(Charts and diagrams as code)
----

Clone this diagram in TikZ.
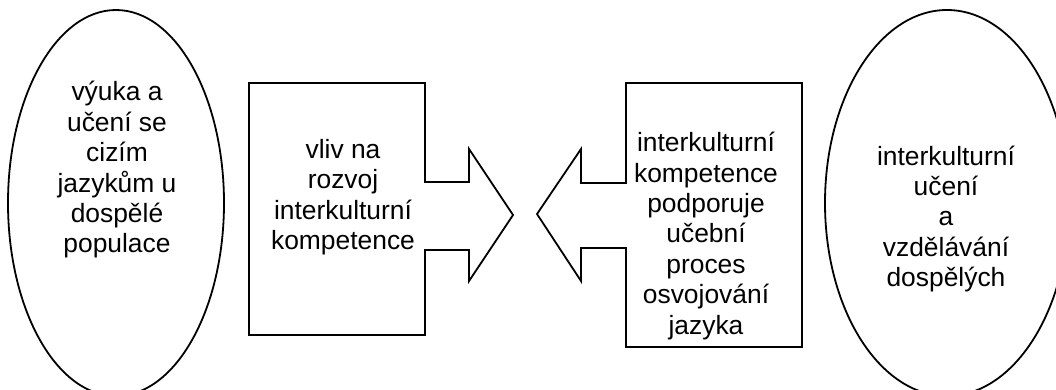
\documentclass[tikz,border=0pt]{standalone}
\usepackage{fontspec}
\setmainfont{Liberation Sans}
\usetikzlibrary{shapes.geometric}

\tikzstyle{blob}=[draw,line width=0.9pt,ellipse,inner sep=0pt,minimum height=193pt]
\tikzstyle{outline}=[draw,line width=0.9pt,line join=miter]
\tikzstyle{words}=[align=center,inner sep=0pt,font=\fontsize{13.2}{15.2}\selectfont]
\newcommand{\pxscale}{0.5pt}

\begin{document}
\begin{tikzpicture}[x=\pxscale, y=-\pxscale]
    % The page, the ovals run past its edges
    \clip (0,0) rectangle (1056,390);
    % First the two ovals
    \node[blob, minimum width=108pt] (teach) at (116,203) {};
    \node[blob, minimum width=122pt] (adult) at (947,203) {};
    % Box with an arrow to the right
    \path[outline] (249,83) -- (425,83) -- (425,182) -- (469,182) -- (469,149)
        -- (513,215) -- (469,281) -- (469,250) -- (425,250) -- (425,335)
        -- (249,335) -- cycle;
    % Box with an arrow to the left
    \path[outline] (802,83) -- (626,83) -- (626,183) -- (581,183) -- (581,149)
        -- (537,214) -- (581,281) -- (581,248) -- (626,248) -- (626,347)
        -- (802,347) -- cycle;
    % Then the texts
    \node[words] (teachtext) at (117,170) {výuka a\\učení se\\cizím\\jazykům u\\dospělé\\populace};
    \node[words] (growtext) at (343,197) {vliv na\\rozvoj\\interkulturní\\kompetence};
    \node[words] (helptext) at (706,236) {interkulturní\\kompetence\\podporuje\\učební\\proces\\osvojování\\jazyka};
    \node[words] (adulttext) at (946,219) {interkulturní\\učení\\a\\vzdělávání\\dospělých};
\end{tikzpicture}
\end{document}
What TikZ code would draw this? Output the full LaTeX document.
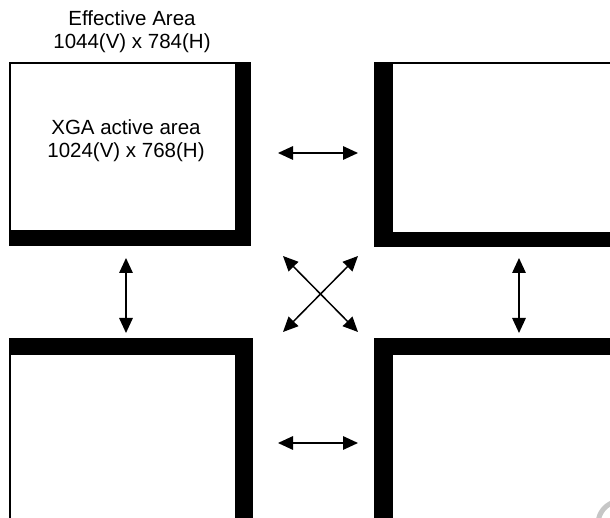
\documentclass[tikz,border=0pt]{standalone}
\usepackage{fontspec}
\setmainfont{Liberation Sans}
\usetikzlibrary{arrows.meta}

\begin{document}
\begin{tikzpicture}[x=1pt,y=-1pt,>={Triangle[length=15pt,width=13.5pt]},
    frame/.style={draw=black,line width=2pt,fill=white},
    bar/.style={fill=black},
    link/.style={<->,line width=1.5pt},
    label/.style={align=center,font=\fontsize{20.5}{23}\selectfont}]
  \useasboundingbox (0,0) rectangle (610,518);
  \begin{scope}
    \clip (0,0) rectangle (610,518);
    % top left panel
    \draw[frame] (10,63) rectangle (250,245);
    \fill[bar] (235,63) rectangle (250,245);
    \fill[bar] (10,230) rectangle (250,245);
    % top right panel
    \draw[frame] (375,63) rectangle (640,246);
    \fill[bar] (375,63) rectangle (393,246);
    \fill[bar] (375,232) rectangle (640,246);
    % bottom left panel
    \draw[frame] (10,339) rectangle (252,560);
    \fill[bar] (10,339) rectangle (252,355);
    \fill[bar] (235,339) rectangle (252,560);
    % bottom right panel
    \draw[frame] (375,339) rectangle (640,560);
    \fill[bar] (375,339) rectangle (393,560);
    \fill[bar] (375,339) rectangle (640,355);
    \draw[gray!45,line width=5pt] (598,524) arc (180:290:23);
  \end{scope}

  \node[label] (eff) at (132,32) {Effective Area\\1044(V) x 784(H)};
  \node[label] (xga) at (126,141) {XGA active area\\1024(V) x 768(H)};

  \coordinate (tl-r) at (278,153);  \coordinate (tr-l) at (358,153);
  \coordinate (bl-r) at (278,443);  \coordinate (br-l) at (358,443);
  \coordinate (tl-b) at (126,258);  \coordinate (bl-t) at (126,333);
  \coordinate (tr-b) at (519,258);  \coordinate (br-t) at (519,333);
  \coordinate (x-tl) at (283,256);  \coordinate (x-br) at (358,332);
  \coordinate (x-tr) at (358,256);  \coordinate (x-bl) at (283,332);

  \draw[link] (tl-r) -- (tr-l);
  \draw[link] (bl-r) -- (br-l);
  \draw[link] (tl-b) -- (bl-t);
  \draw[link] (tr-b) -- (br-t);
  \draw[link] (x-tl) -- (x-br);
  \draw[link] (x-tr) -- (x-bl);
\end{tikzpicture}
\end{document}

----

Reproduce every record word for word. The copy must contain no pictures.

Clone this diagram in TikZ.
\documentclass[tikz,border=0pt]{standalone}
\usepackage{fontspec}
\setmainfont{Liberation Sans}
\usetikzlibrary{shapes.geometric}

\tikzstyle{blob}=[draw,line width=0.9pt,ellipse,inner sep=0pt,minimum height=193pt]
\tikzstyle{outline}=[draw,line width=0.9pt,line join=miter]
\tikzstyle{words}=[align=center,inner sep=0pt,font=\fontsize{13.2}{15.2}\selectfont]
\newcommand{\pxscale}{0.5pt}

\begin{document}
\begin{tikzpicture}[x=\pxscale, y=-\pxscale]
    % The page, the ovals run past its edges
    \clip (0,0) rectangle (1056,390);
    % First the two ovals
    \node[blob, minimum width=108pt] (teach) at (116,203) {};
    \node[blob, minimum width=122pt] (adult) at (947,203) {};
    % Box with an arrow to the right
    \path[outline] (249,83) -- (425,83) -- (425,182) -- (469,182) -- (469,149)
        -- (513,215) -- (469,281) -- (469,250) -- (425,250) -- (425,335)
        -- (249,335) -- cycle;
    % Box with an arrow to the left
    \path[outline] (802,83) -- (626,83) -- (626,183) -- (581,183) -- (581,149)
        -- (537,214) -- (581,281) -- (581,248) -- (626,248) -- (626,347)
        -- (802,347) -- cycle;
    % Then the texts
    \node[words] (teachtext) at (117,170) {výuka a\\učení se\\cizím\\jazykům u\\dospělé\\populace};
    \node[words] (growtext) at (343,197) {vliv na\\rozvoj\\interkulturní\\kompetence};
    \node[words] (helptext) at (706,236) {interkulturní\\kompetence\\podporuje\\učební\\proces\\osvojování\\jazyka};
    \node[words] (adulttext) at (946,219) {interkulturní\\učení\\a\\vzdělávání\\dospělých};
\end{tikzpicture}
\end{document}
What TikZ code would draw this? Output the full LaTeX document.
\documentclass[tikz,border=0pt]{standalone}
\usepackage{fontspec}
\setmainfont{Liberation Sans}
\usetikzlibrary{arrows.meta}

\begin{document}
\begin{tikzpicture}[x=1pt,y=-1pt,>={Triangle[length=15pt,width=13.5pt]},
    frame/.style={draw=black,line width=2pt,fill=white},
    bar/.style={fill=black},
    link/.style={<->,line width=1.5pt},
    label/.style={align=center,font=\fontsize{20.5}{23}\selectfont}]
  \useasboundingbox (0,0) rectangle (610,518);
  \begin{scope}
    \clip (0,0) rectangle (610,518);
    % top left panel
    \draw[frame] (10,63) rectangle (250,245);
    \fill[bar] (235,63) rectangle (250,245);
    \fill[bar] (10,230) rectangle (250,245);
    % top right panel
    \draw[frame] (375,63) rectangle (640,246);
    \fill[bar] (375,63) rectangle (393,246);
    \fill[bar] (375,232) rectangle (640,246);
    % bottom left panel
    \draw[frame] (10,339) rectangle (252,560);
    \fill[bar] (10,339) rectangle (252,355);
    \fill[bar] (235,339) rectangle (252,560);
    % bottom right panel
    \draw[frame] (375,339) rectangle (640,560);
    \fill[bar] (375,339) rectangle (393,560);
    \fill[bar] (375,339) rectangle (640,355);
    \draw[gray!45,line width=5pt] (598,524) arc (180:290:23);
  \end{scope}

  \node[label] (eff) at (132,32) {Effective Area\\1044(V) x 784(H)};
  \node[label] (xga) at (126,141) {XGA active area\\1024(V) x 768(H)};

  \coordinate (tl-r) at (278,153);  \coordinate (tr-l) at (358,153);
  \coordinate (bl-r) at (278,443);  \coordinate (br-l) at (358,443);
  \coordinate (tl-b) at (126,258);  \coordinate (bl-t) at (126,333);
  \coordinate (tr-b) at (519,258);  \coordinate (br-t) at (519,333);
  \coordinate (x-tl) at (283,256);  \coordinate (x-br) at (358,332);
  \coordinate (x-tr) at (358,256);  \coordinate (x-bl) at (283,332);

  \draw[link] (tl-r) -- (tr-l);
  \draw[link] (bl-r) -- (br-l);
  \draw[link] (tl-b) -- (bl-t);
  \draw[link] (tr-b) -- (br-t);
  \draw[link] (x-tl) -- (x-br);
  \draw[link] (x-tr) -- (x-bl);
\end{tikzpicture}
\end{document}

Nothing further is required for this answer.